На выставке будет экспонироваться 165 картин двадцати семи художников, среди них, в частности, фигурировали Моне, Ренуар, Сислей, Дега и Берта Моризо[146]. Сезанн представит там «Дом повешенного», «Современную Олимпию» и один из видов Овера-на-Уазе.
Немногие события в мире живописи оставили такой яркий след в истории и вызвали такое количество самых разных комментариев, как эта первая кооперативная выставка, которую пока ещё никто не называл, и по праву, выставкой импрессионистов. Она сразу же вызвала скандал, причём ещё более громкий, чем тот, которым сопровождался Салон отверженных. Возмущённая толпа буквально ломилась на неё, изощряясь в грубых шутках, насмехаясь, заходясь в злобной истерике и демонстрируя свой страх, беспокойство и непонимание. Кто сказал, что искусство безобидная штука? Ведь это же пульс общества, его зеркало, барометр его настроения и духовности, а в какой-то мере и его мечта. Публика, одновременно восторженная и возмущённая, в основном толпилась перед полотнами тех, кого называли «непримиримыми», всех этих порвавших с академизмом художников, всех этих революционеров, не хотевших по примеру Мане и Гийеме разбавлять своё вино водой и не желавших слушать доводов рассудка. Если прав Пикассо, что за один день перед выставленной напоказ картиной говорится столько глупостей, сколько нигде больше не услышать, то данная выставка в этом смысле побила все рекорды. Ужас, грязь, бунт! Эти художники всё видят не так, как нормальные люди, они просто психи, извращенцы, шарлатаны. Они пишут свои картины наобум, швыряя краску на холст как придётся (кстати, когда в следующем веке некоторые художники действительно возьмут на вооружение эту технику, публика воздержится от буржуазно-реакционных выкриков, чтобы не показаться отсталой: великая хитрость глупости заключается в умении мимикрировать).
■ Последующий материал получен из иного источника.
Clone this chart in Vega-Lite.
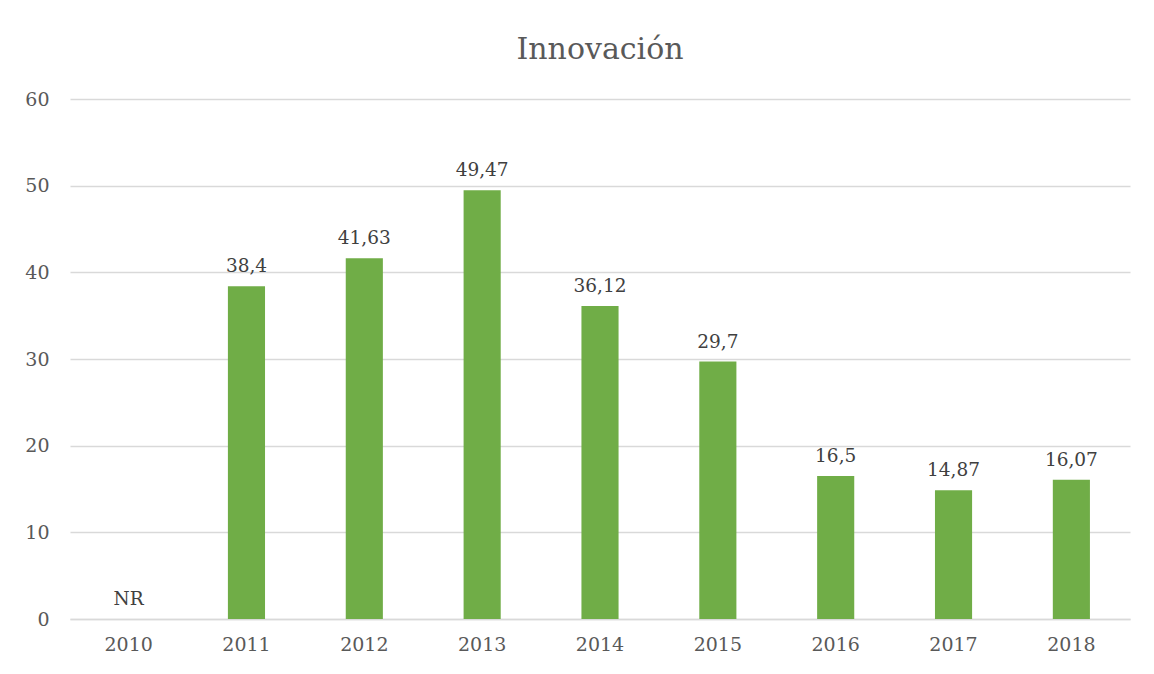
{
  "$schema": "https://vega.github.io/schema/vega-lite/v6.json",
  "width": 1154,
  "height": 674,
  "autosize": {"type": "fit", "contains": "padding"},
  "padding": {"left": 24, "right": 24, "top": 35, "bottom": 20},
  "background": "white",
  "title": {
    "text": "Innovación",
    "font": "DejaVu Serif",
    "fontSize": 30,
    "fontWeight": "normal",
    "color": "#595959",
    "anchor": "middle",
    "offset": 25
  },
  "data": {
    "values": [
      {"year": "2010", "value": 0, "label": "NR"},
      {"year": "2011", "value": 38.4, "label": "38,4"},
      {"year": "2012", "value": 41.63, "label": "41,63"},
      {"year": "2013", "value": 49.47, "label": "49,47"},
      {"year": "2014", "value": 36.12, "label": "36,12"},
      {"year": "2015", "value": 29.7, "label": "29,7"},
      {"year": "2016", "value": 16.5, "label": "16,5"},
      {"year": "2017", "value": 14.87, "label": "14,87"},
      {"year": "2018", "value": 16.07, "label": "16,07"}
    ]
  },
  "encoding": {
    "x": {
      "field": "year",
      "type": "nominal",
      "sort": null,
      "title": null,
      "scale": {"paddingInner": 0.685, "paddingOuter": 0.34},
      "axis": {
        "labelAngle": 0,
        "labelFont": "DejaVu Serif",
        "labelFontSize": 19,
        "labelColor": "#595959",
        "labelPadding": 16,
        "ticks": false,
        "domainColor": "#d9d9d9",
        "domainWidth": 1.5
      }
    },
    "y": {
      "field": "value",
      "type": "quantitative",
      "title": null,
      "scale": {"domain": [0, 60]},
      "axis": {
        "values": [0, 10, 20, 30, 40, 50, 60],
        "labelFont": "DejaVu Serif",
        "labelFontSize": 19,
        "labelColor": "#595959",
        "labelPadding": 21,
        "ticks": false,
        "domain": false,
        "gridColor": "#d9d9d9",
        "gridWidth": 1.5
      }
    }
  },
  "layer": [
    {"mark": {"type": "bar", "color": "#70ad47"}},
    {
      "mark": {
        "type": "text",
        "font": "DejaVu Serif",
        "fontSize": 18.5,
        "color": "#404040",
        "baseline": "bottom",
        "dy": -10
      },
      "encoding": {"text": {"field": "label"}}
    }
  ],
  "config": {"view": {"stroke": null}}
}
Луи Леруа, репортёр сатирической газеты «Шаривари», сам того не подозревая, обеспечит себе место в истории и предстанет перед потомками в неблагодарной роли того самого «придурка», что выдумал слово «импрессионизм». Правда, ему не совсем справедливо приписывают первенство в этом вопросе, поскольку если не само слово, то, во всяком случае, понятие уже существовало до него. Мы находим его у Теофиля Готье, выражавшего сожаление по поводу того, что Добиньи довольствуется впечатлением[147]и пренебрегает деталями. А Одилон Редон[148]даже называл Добиньи «главой школы впечатления». Эдуар Мане использовал это слово применительно к собственным работам. Но истории всегда требуются козлы отпущения, и в данном случае выбор пал на Лepya.